[Tutor] Simple string processing problem

Mon May 16 14:03:25 CEST 2005

cgw501 at york.ac.uk wrote:
> Thanks! 
> 
> Your help has made me realise the problem is more complex than I first 
> though though...I've included a small sample of an actual file I need to 
> process. The structure is the same as in the full versions though; some 
> lowercase, some uppercase, then some more lowercase. One is that I need to 
> remove the lines of asterisks. I think I can do this with .isalpha(). 
> Here's what I've written:
> 
> theAlignment = open('alignment.txt', 'r')
> 
> strippedList = []
> for line in theAlignment:
>     if line.isalpha()
>         strippedList.append(line.strip('atgc'))
> 
> strippedFile = open ('stripped.txt', 'w')
> 
> for i in strippedList:
>     strippedFile.write(i)
> 
> strippedFile.close()
> theAlignment.close()

You can read and write in the same loop and avoid creating the intermediate list. Also I think you 
will need to strip the trailing newline (otherwise it blocks stripping the lower case chars) and 
then add it back:

theAlignment = open('alignment.txt', 'r')
strippedFile = open ('stripped.txt', 'w')

for line in theAlignment:
     if line.isalpha()
         strippedFile.write(line.strip('atgc\n'))
         strippedFile.write('\n')

strippedFile.close()
theAlignment.close()
> 
> 
> The other complication is that I need to retain the lowercase stuff at the 
> start of each sequence (the sequences are aligned, so 'Scer' in the second 
> block follows on from 'Scer' in the first etc.). 
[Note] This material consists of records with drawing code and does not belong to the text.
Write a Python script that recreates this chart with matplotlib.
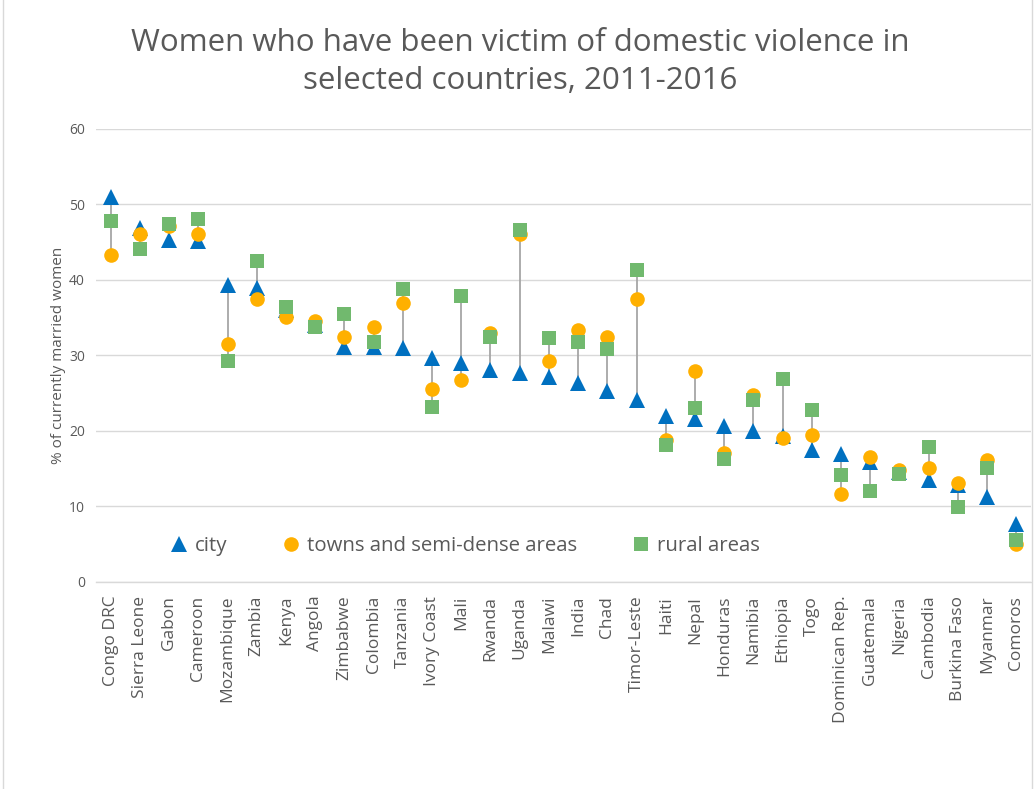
import matplotlib
matplotlib.use("Agg")
import matplotlib.pyplot as plt
from matplotlib.patches import Rectangle
import numpy as np

countries = ["Congo DRC", "Sierra Leone", "Gabon", "Cameroon", "Mozambique", "Zambia",
             "Kenya", "Angola", "Zimbabwe", "Colombia", "Tanzania", "Ivory Coast", "Mali",
             "Rwanda", "Uganda", "Malawi", "India", "Chad", "Timor-Leste", "Haiti", "Nepal",
             "Honduras", "Namibia", "Ethiopia", "Togo", "Dominican Rep.", "Guatemala",
             "Nigeria", "Cambodia", "Burkina Faso", "Myanmar", "Comoros"]

city = [51.0, 46.9, 45.3, 45.1, 39.3, 38.9, 36.0, 34.0, 31.1, 31.1, 31.0, 29.6, 29.0,
        28.0, 27.7, 27.1, 26.3, 25.3, 24.1, 21.9, 21.6, 20.6, 20.0, 19.3, 17.4, 16.9,
        15.9, 14.5, 13.5, 12.8, 11.2, 7.7]
towns = [43.2, 46.0, 47.1, 46.0, 31.5, 37.4, 35.1, 34.5, 32.4, 33.8, 36.9, 25.5, 26.7,
         32.9, 46.1, 29.3, 33.4, 32.4, 37.5, 18.8, 27.9, 17.1, 24.7, 19.1, 19.4, 11.7,
         16.5, 14.8, 15.1, 13.1, 16.1, 5.0]
rural = [47.8, 44.1, 47.4, 48.0, 29.3, 42.5, 36.4, 33.8, 35.4, 31.7, 38.7, 23.2, 37.9,
         32.4, 46.6, 32.3, 31.8, 30.8, 41.3, 18.1, 23.0, 16.3, 24.1, 26.9, 22.8, 14.1,
         12.1, 14.3, 17.9, 9.9, 15.1, 5.6]

title = "Women who have been victim of domestic violence in\nselected countries, 2011-2016"
y_label = "% of currently married women"
series_labels = ["city", "towns and semi-dense areas", "rural areas"]
y_ticks = [0, 10, 20, 30, 40, 50, 60]

plt.rcParams["font.family"] = ["Open Sans", "DejaVu Sans"]
text_color = "#595959"
grid_color = "#D9D9D9"

fig = plt.figure(figsize=(10.35, 7.89), dpi=100)
fig.patch.set_facecolor("white")
fig.patches.append(Rectangle((0.003, -0.01), 0.994, 1.02, transform=fig.transFigure,
                             fill=False, edgecolor="#D9D9D9", linewidth=1.0))

ax = fig.add_axes([0.0928, 0.2624, 0.9033, 0.5747])
x = np.arange(len(countries))

# high-low connector for each country
lows = np.minimum(np.minimum(city, towns), rural)
highs = np.maximum(np.maximum(city, towns), rural)
ax.vlines(x, lows, highs, color="#A6A6A6", linewidth=1.3, zorder=2)

ax.plot(x, city, linestyle="none", marker="^", markersize=11, color="#0070C0",
        markeredgewidth=0, label=series_labels[0], zorder=3)
ax.plot(x, towns, linestyle="none", marker="o", markersize=10.5, color="#FFB000",
        markeredgewidth=0, label=series_labels[1], zorder=4)
ax.plot(x, rural, linestyle="none", marker="s", markersize=9.5, color="#71B96E",
        markeredgewidth=0, label=series_labels[2], zorder=5)

ax.set_xlim(-0.5, len(countries) - 0.5)
ax.set_ylim(0, 60)
ax.set_yticks(y_ticks)
ax.set_yticklabels([str(t) for t in y_ticks], fontsize=10, color=text_color)
ax.set_xticks(x)
ax.set_xticklabels(countries, rotation=90, fontsize=12.5, color=text_color)
ax.tick_params(axis="both", length=0)
ax.tick_params(axis="x", pad=10)
ax.tick_params(axis="y", pad=8)
ax.grid(axis="y", color=grid_color, linewidth=1.0, zorder=0)
ax.set_axisbelow(True)
for side in ["top", "right", "left"]:
    ax.spines[side].set_visible(False)
ax.spines["bottom"].set_color(grid_color)
ax.spines["bottom"].set_linewidth(1.0)

ax.set_ylabel(y_label, fontsize=11, color=text_color, labelpad=2)

ax.legend(loc="lower left", bbox_to_anchor=(0.058, 0.017), ncol=3, frameon=False,
          fontsize=14.7, labelcolor=text_color, handletextpad=0.3, columnspacing=2.6,
          handlelength=1.0, markerscale=1.0)

fig.text(0.503, 0.922, title, ha="center", va="center", fontsize=22.5,
         color=text_color, linespacing=1.35)

fig.savefig("out.png", dpi=100, facecolor="white")
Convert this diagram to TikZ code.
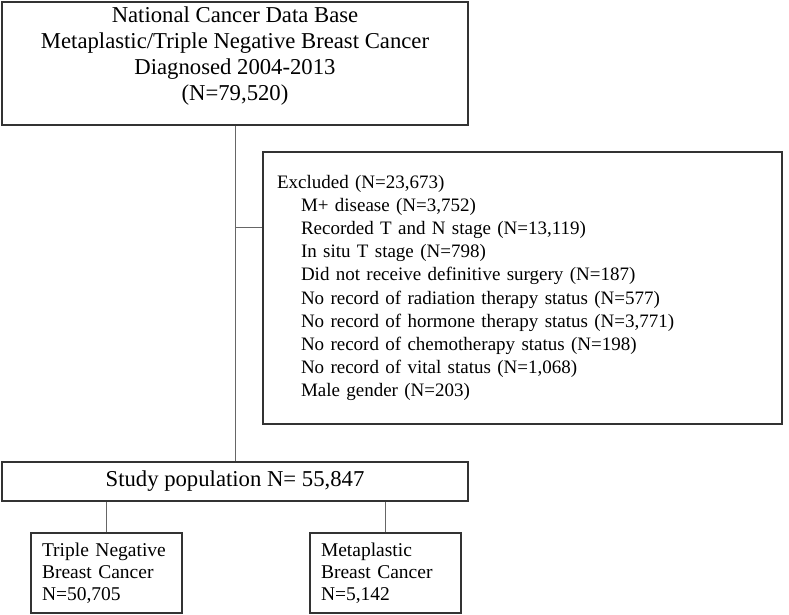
\documentclass[tikz,border=0pt]{standalone}
\usepackage{fontspec}
\setmainfont{Liberation Serif}
\newcommand{\exind}{\hspace*{24pt}}

\begin{document}
\begin{tikzpicture}[x=1pt,y=-1pt,
  box/.style={draw=black!80,line width=1.6pt,inner sep=0pt},
  link/.style={draw=black!60,line width=0.9pt},
  big/.style={font=\fontsize{22.7}{26}\selectfont},
  small/.style={font=\fontsize{19}{23.2}\selectfont},
  arm/.style={box,small,minimum width=151pt,minimum height=80pt,
              text width=129pt,inner xsep=11pt,align=left,
              font=\fontsize{19.5}{22}\selectfont}]
  \useasboundingbox (0,0) rectangle (789,614);

  \node[box,minimum width=466pt,minimum height=123pt] (ncdb) at (235,63.5) {};
  \node[big,align=center] (ncdbtext) at (235,56)
    {National Cancer Data Base\\Metaplastic/Triple Negative Breast Cancer\\Diagnosed 2004-2013\\(N=79,520)};

  \node[box,small,minimum width=519pt,minimum height=272pt,text width=491pt,
        inner xsep=14pt,align=left] (excl) at (522.5,288)
    {Excluded (N=23,673)\\
     \exind M+ disease (N=3,752)\\
     \exind Recorded T and N stage (N=13,119)\\
     \exind In situ T stage (N=798)\\
     \exind Did not receive definitive surgery (N=187)\\
     \exind No record of radiation therapy status (N=577)\\
     \exind No record of hormone therapy status (N=3,771)\\
     \exind No record of chemotherapy status (N=198)\\
     \exind No record of vital status (N=1,068)\\
     \exind Male gender (N=203)};

  \node[box,big,minimum width=466pt,minimum height=39pt] (study) at (235,481.5)
    {Study population N= 55,847};

  \node[arm] (tnbc) at (106.5,573) {Triple Negative\\Breast Cancer\\N=50,705};
  \node[arm] (mbc) at (385.5,573) {Metaplastic\\Breast Cancer\\N=5,142};

  \coordinate (split) at (235,227);
  \path[link] (ncdb) -- (study)
              (split) -- (excl.west |- split)
              (tnbc.north) -- (tnbc.north |- study.south)
              (mbc.north) -- (mbc.north |- study.south);
\end{tikzpicture}
\end{document}
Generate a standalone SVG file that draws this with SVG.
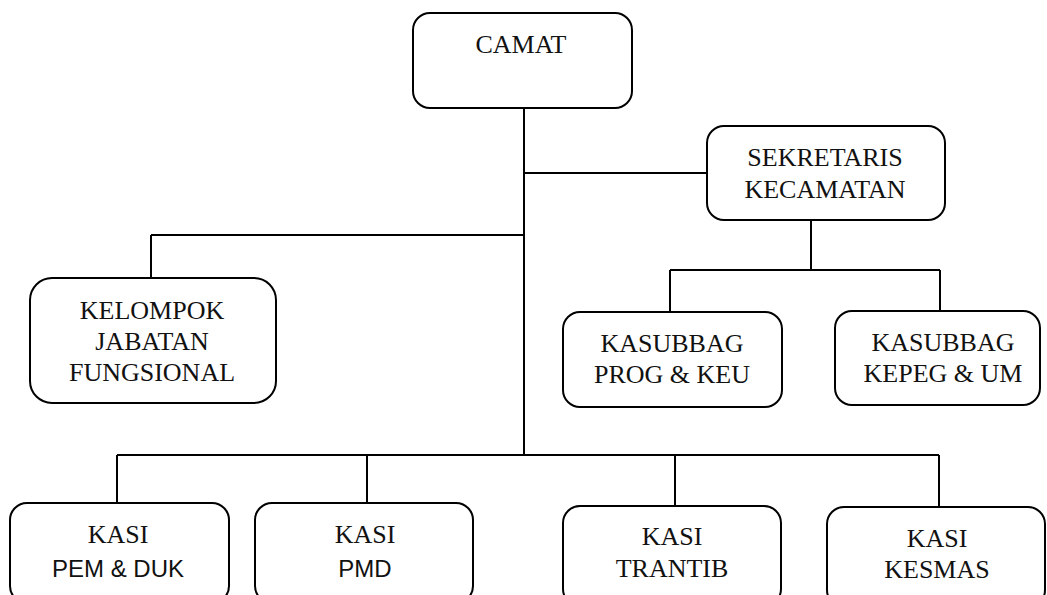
<svg xmlns="http://www.w3.org/2000/svg" width="1047" height="595" viewBox="0 0 1047 595">
<style>
.box{fill:#fff;stroke:#000;stroke-width:2}
.t{font-family:"Liberation Serif","Times New Roman",serif;font-size:26px;fill:#111;text-anchor:middle}
.s{font-family:"Liberation Sans",Arial,sans-serif;font-size:24px;fill:#111;text-anchor:middle}
.c{stroke:#000;stroke-width:2;fill:none}
</style>
<rect width="1047" height="595" fill="#fff"/>
<g id="connectors" class="c">
<line x1="524" y1="108" x2="524" y2="455"/>
<line x1="524" y1="173" x2="707" y2="173"/>
<line x1="151" y1="235" x2="524" y2="235"/>
<line x1="151" y1="235" x2="151" y2="278"/>
<line x1="811" y1="220" x2="811" y2="270"/>
<line x1="670" y1="270" x2="940" y2="270"/>
<line x1="670" y1="270" x2="670" y2="311"/>
<line x1="940" y1="270" x2="940" y2="310"/>
<line x1="117" y1="455" x2="939" y2="455"/>
<line x1="117" y1="455" x2="117" y2="503"/>
<line x1="367" y1="455" x2="367" y2="503"/>
<line x1="675" y1="455" x2="675" y2="506"/>
<line x1="939" y1="455" x2="939" y2="507"/>
</g>
<g id="camat">
<rect class="box" x="413" y="13" width="219" height="95" rx="17"/>
<text class="t" x="521" y="53">CAMAT</text>
</g>
<g id="sekretaris">
<rect class="box" x="707" y="126" width="238" height="94" rx="17"/>
<text class="t" x="825" y="166">SEKRETARIS</text>
<text class="t" x="825" y="198">KECAMATAN</text>
</g>
<g id="kelompok">
<rect class="box" x="30" y="278" width="246" height="125" rx="22"/>
<text class="t" x="152" y="319">KELOMPOK</text>
<text class="t" x="152" y="350">JABATAN</text>
<text class="t" x="152" y="381">FUNGSIONAL</text>
</g>
<g id="kasubbag-prog">
<rect class="box" x="563" y="312" width="219" height="95" rx="17"/>
<text class="t" x="672" y="352">KASUBBAG</text>
<text class="t" x="672" y="383">PROG &amp; KEU</text>
</g>
<g id="kasubbag-kepeg">
<rect class="box" x="835" y="311" width="205" height="94" rx="17"/>
<text class="t" x="943" y="351">KASUBBAG</text>
<text class="t" x="943" y="382">KEPEG &amp; UM</text>
</g>
<g id="kasi-pem">
<rect class="box" x="10" y="503" width="219" height="100" rx="17"/>
<text class="t" x="118" y="543">KASI</text>
<text class="s" x="118" y="577">PEM &amp; DUK</text>
</g>
<g id="kasi-pmd">
<rect class="box" x="255" y="503" width="218" height="100" rx="17"/>
<text class="t" x="365" y="543">KASI</text>
<text class="s" x="365" y="577">PMD</text>
</g>
<g id="kasi-trantib">
<rect class="box" x="563" y="506" width="218" height="100" rx="17"/>
<text class="t" x="672" y="545">KASI</text>
<text class="t" x="672" y="577">TRANTIB</text>
</g>
<g id="kasi-kesmas">
<rect class="box" x="827" y="507" width="218" height="100" rx="17"/>
<text class="t" x="937" y="547">KASI</text>
<text class="t" x="937" y="578">KESMAS</text>
</g>
</svg>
You can use line.rstrip('atgc') to just strip from the right side. Though in the data you have 
shown, you don't actually have any lines that start with lower case letters. For example,
  >>> 'Scer            actttttataatt----aacattaa-------agcaaaaacaacattgtaaagattaaca'.strip('atgc')
'Scer            actttttataatt----aacattaa-------'

You might like to browse this page to see what else you can do with strings:
http://docs.python.org/lib/string-methods.html

Maybe the best thing to do
> would be to concatenate all the Scer, Spar, Smik and Sbay sequences bfore 
> processing them? Also i need to get rid of '-' characters within the 
> trailing lowercase, but keep the rest of them. So basically everything 
> after the last capital letter only needs to go.
> 
> I'd really appreciate any thoughts, but don't worry if you've got better 
> things to do.

Don't worry about asking beginner questions, that's what this list is for :-)

Kent